What This Has To Do With RPGs
Art doesn't happen in a vacuum, and the explosion of grim, dark, and edgy content that lasted from the late 80s to the early 90s had a pretty notable effect on RPGs as well (not the least of which was the surging popularity of the World of Darkness, which is still with us today). And while there have been plenty of unique settings and games that use grim or edgy content as a vehicle for exploring deeper issues, or to act as a counterpoint to prevailing narratives in storytelling, there are also a lot of games that were just edgy for the sake of being edgy.
Sort of a tabletop version of how Dark Souls gave us deep, impactful worldbuilding, grim storytelling, and an utterly unique challenge and atmosphere, and that spawned an entire genre of imitators, many of whom captured the look but missed the point.
Die, die, die again... but is it a statement on the futility of heroism? Or just punishment? |
So what does this have to do with players, and even GMs, who are looking to explore those sharper edges of morality? Those characters and games where adjectives like bleak, grim, or dark apply? Well, it means that you need to have more than just the surface-level aesthetics in order for someone to take what you're doing seriously, and for it to have an impact on the table.
Sometimes that means you're planning an arc for the character, and there's a story you're trying to tell.
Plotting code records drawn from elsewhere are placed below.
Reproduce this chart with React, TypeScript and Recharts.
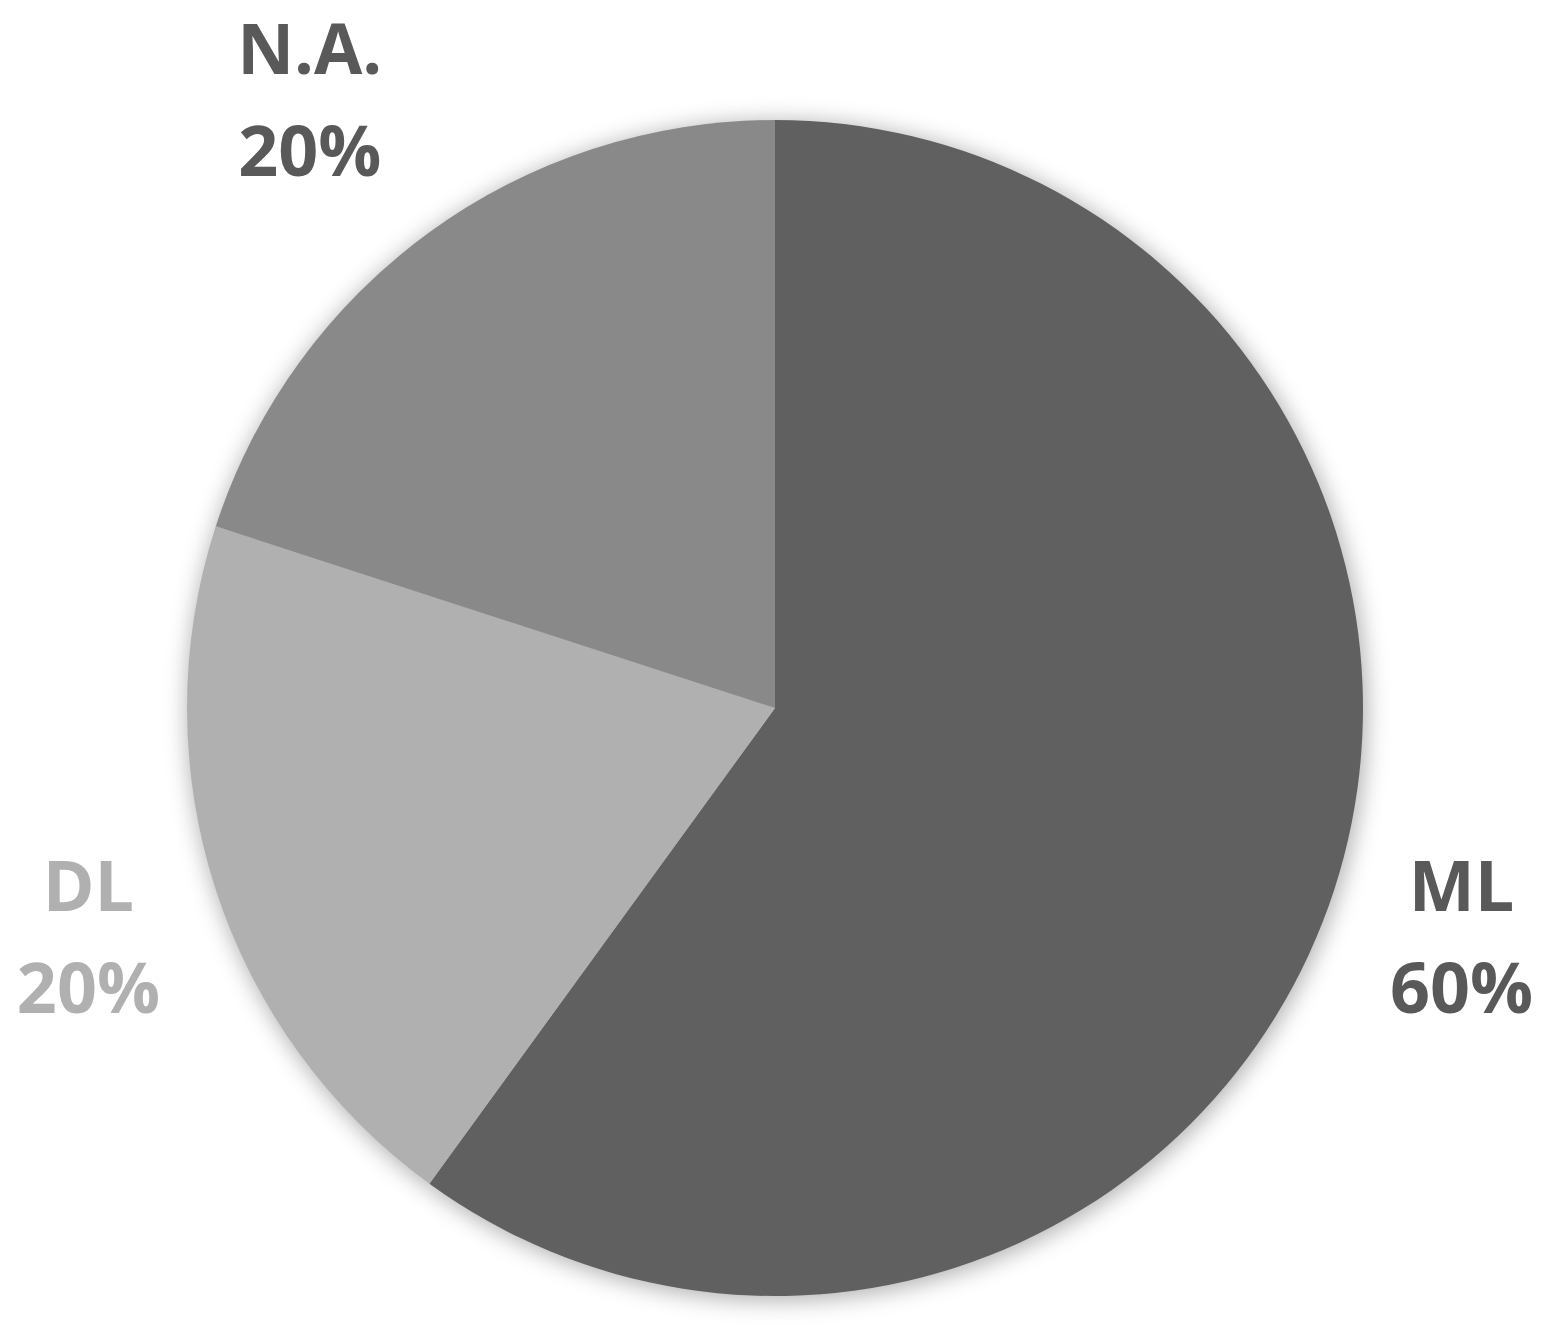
import React from 'react';
import { PieChart, Pie, Cell } from 'recharts';

const categories = ['ML', 'DL', 'N.A.'];
const values = [60, 20, 20];
const sliceColors = ['#606060', '#b0b0b0', '#898989'];
const labelColors = ['#595959', '#b0b0b0', '#595959'];
const labelRadiusExtra = [136, 136, 178];
const labelShiftX = [-2, 2, -15];
const labelShiftY = [4, 4, 11];

const data = categories.map((name, i) => ({ name, value: values[i] }));
const total = values.reduce((a, b) => a + b, 0);

const RAD = Math.PI / 180;

const renderLabel = (props: any) => {
  const { cx, cy, midAngle, outerRadius, index } = props;
  const r = outerRadius + labelRadiusExtra[index];
  const x = cx + r * Math.cos(-midAngle * RAD) + labelShiftX[index];
  const y = cy + r * Math.sin(-midAngle * RAD) + labelShiftY[index];
  const pct = Math.round((values[index] / total) * 100) + '%';
  return (
    <text
      key={'lbl' + index}
      x={x}
      y={y}
      textAnchor="middle"
      fill={labelColors[index]}
      fontFamily="'Open Sans', sans-serif"
      fontWeight={700}
      fontSize={70}
    >
      <tspan x={x} y={y - 25}>{categories[index]}</tspan>
      <tspan x={x} y={y + 77}>{pct}</tspan>
    </text>
  );
};

export default function App() {
  return (
    <div style={{ position: 'absolute', left: 0, top: 0, width: 1555, height: 1325, background: '#fff' }}>
      <PieChart width={1555} height={1325} margin={{ top: 0, right: 0, bottom: 0, left: 0 }}>
        <defs>
          <filter id="pieShadow" x="-20%" y="-20%" width="140%" height="140%">
            <feGaussianBlur stdDeviation="11" />
          </filter>
        </defs>
        <Pie
          data={data}
          dataKey="value"
          nameKey="name"
          cx={777}
          cy={711}
          outerRadius={590}
          startAngle={90}
          endAngle={-270}
          stroke="none"
          isAnimationActive={false}
          label={false}
          labelLine={false}
        >
          {data.map((d, i) => (
            <Cell key={'s' + i} fill="#000" fillOpacity={0.3} filter="url(#pieShadow)" />
          ))}
        </Pie>
        <Pie
          data={data}
          dataKey="value"
          nameKey="name"
          cx={775}
          cy={708}
          outerRadius={588}
          startAngle={90}
          endAngle={-270}
          stroke="none"
          isAnimationActive={false}
          label={renderLabel}
          labelLine={false}
        >
          {data.map((d, i) => (
            <Cell key={'c' + i} fill={sliceColors[i]} />
          ))}
        </Pie>
      </PieChart>
    </div>
  );
}
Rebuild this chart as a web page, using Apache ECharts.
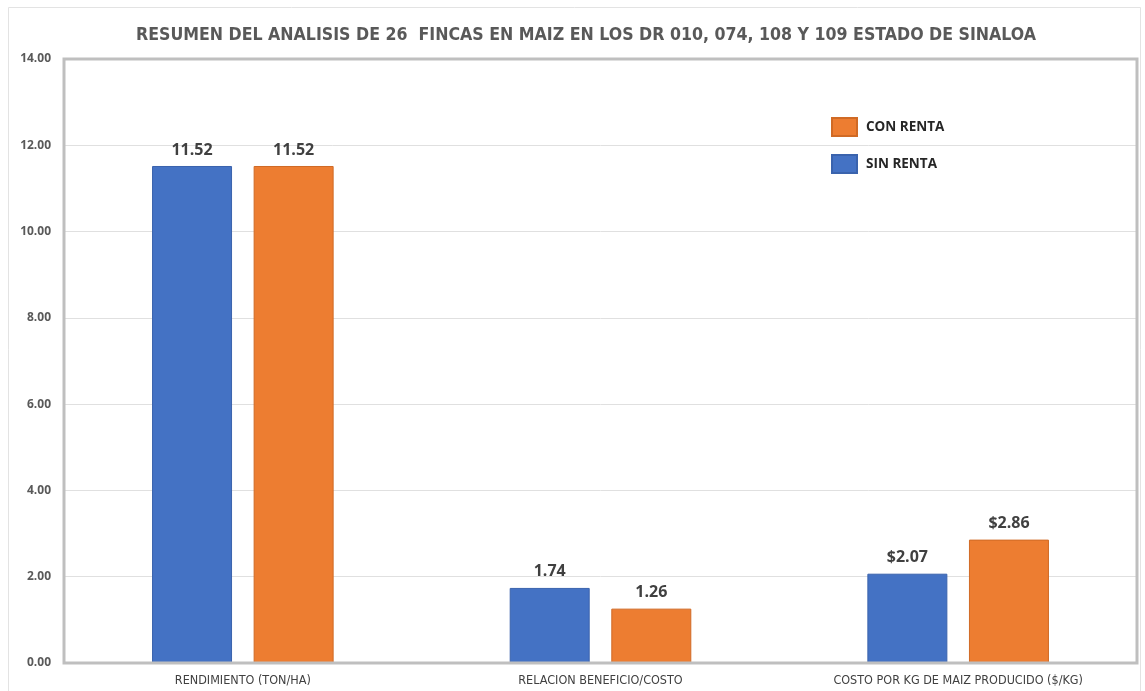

For instance, if you have a character who's driven primarily by hatred, or vengeance, is this a story about how hollow that victory can be, and the sort of monster it can turn you into despite what you tell yourself? Is it about trying to turn the character off of that path, to give them a bigger cause, to teach them to trust again, and to give them friends and an adopted family to help them heal? Is it about losing your grip on being that better person, and slipping back down into wrath and hatred? Because if you've seen Berserk, that's what happens for our protagonist over the years of serving with the same mercenary company... and let's not forget Guts was found wailing as a baby beneath his mother's hanged body, raised by a brutal "knight" who abused him in every way, and he knew nothing but violence and bloodshed until the Band of the Hawk taught him how to be a person.
That's Mörk Borg level dark, right there.
If you're the Game Master, though, it's equally important to ask what the purpose of the grim/edgy game is. Are you doing a deconstruction of a traditional fantasy tropes, the way Watchmen dissected the superhero? Are you attempting to make a game feel like it has higher stakes by increasing the difficulty and lethality to keep players on their toes, and/or to make things like running in shirtless, sword swinging something that is more likely to get them killed? Are you using the level-based system of power to make comments on hierarchies, personal achievements, or other aspects of a world?
To be clear, you don't have to be going deep and metaphorical with an edgy setting or character concept for it to still be valid. Maybe it just appeals to you in an aesthetic sense, you're more comfortable in that particular archetype, or it's something you haven't really gotten a chance to play. But it is important to do that as an active choice, rather than because you defaulted to it without questioning motives, desires, goals, etc.
And the more edge a character, setting, or campaign has, the easier it's going to be to swallow if there is a point to all of it. Because edge just for edge's own sake can get really tiring really quickly.